Goonhilly Earth Station

Earth station satellite dish in the landscape

Goonhilly Earth Station on the Lizard peninsula

Image: courtesy Ruth Jarman and Joe Gerhardt, Semiconductor, 2017



Goonhilly Earth Station is a large radio communications site, one of the first three satellite earth stations ever constructed, located on Goonhilly Downs near Helston on the Lizard peninsula. Its first dish, Arthur, was built in 1962 and was the world’s first parabolic satellite communications antenna.

Goonhilly Downs was selected as an ideal site for the satellites – a flat elevated empty plateau made of a serpentine bedrock that could take the weight of a 1,118 tonne communication dish and enable this dish to track satellites from horizon to horizon without obstruction.  

Arthur received the first live transatlantic television broadcasts from the United States via the Telstar satellite on July 11 1962. The site’s largest dish, Merlin, has a diameter of 32 metres.
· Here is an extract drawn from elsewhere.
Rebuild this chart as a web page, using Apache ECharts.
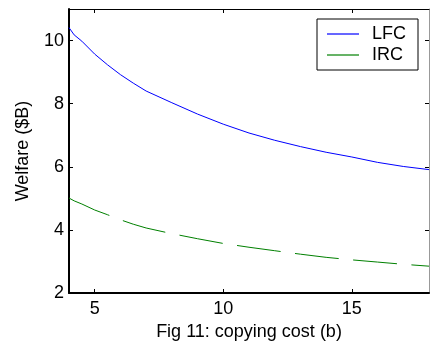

Other dishes include Guinevere and Tristan and Isolde, also named after characters from Arthurian legend.

At one time the largest satellite earth station in the world, with more than 25 communications dishes in use, the site also links into undersea cable lines. British Telecom shut down satellite operations on the Lizard in 2008. Goonhilly Earth Station Limited took ownership in January 2014 and is taking the site in new directions – providing a mix of carrier-grade satellite communications service, deep space communications, earth observation, tracking, monitoring and science. GES is also part of an international radio astronomy network involving six British universities.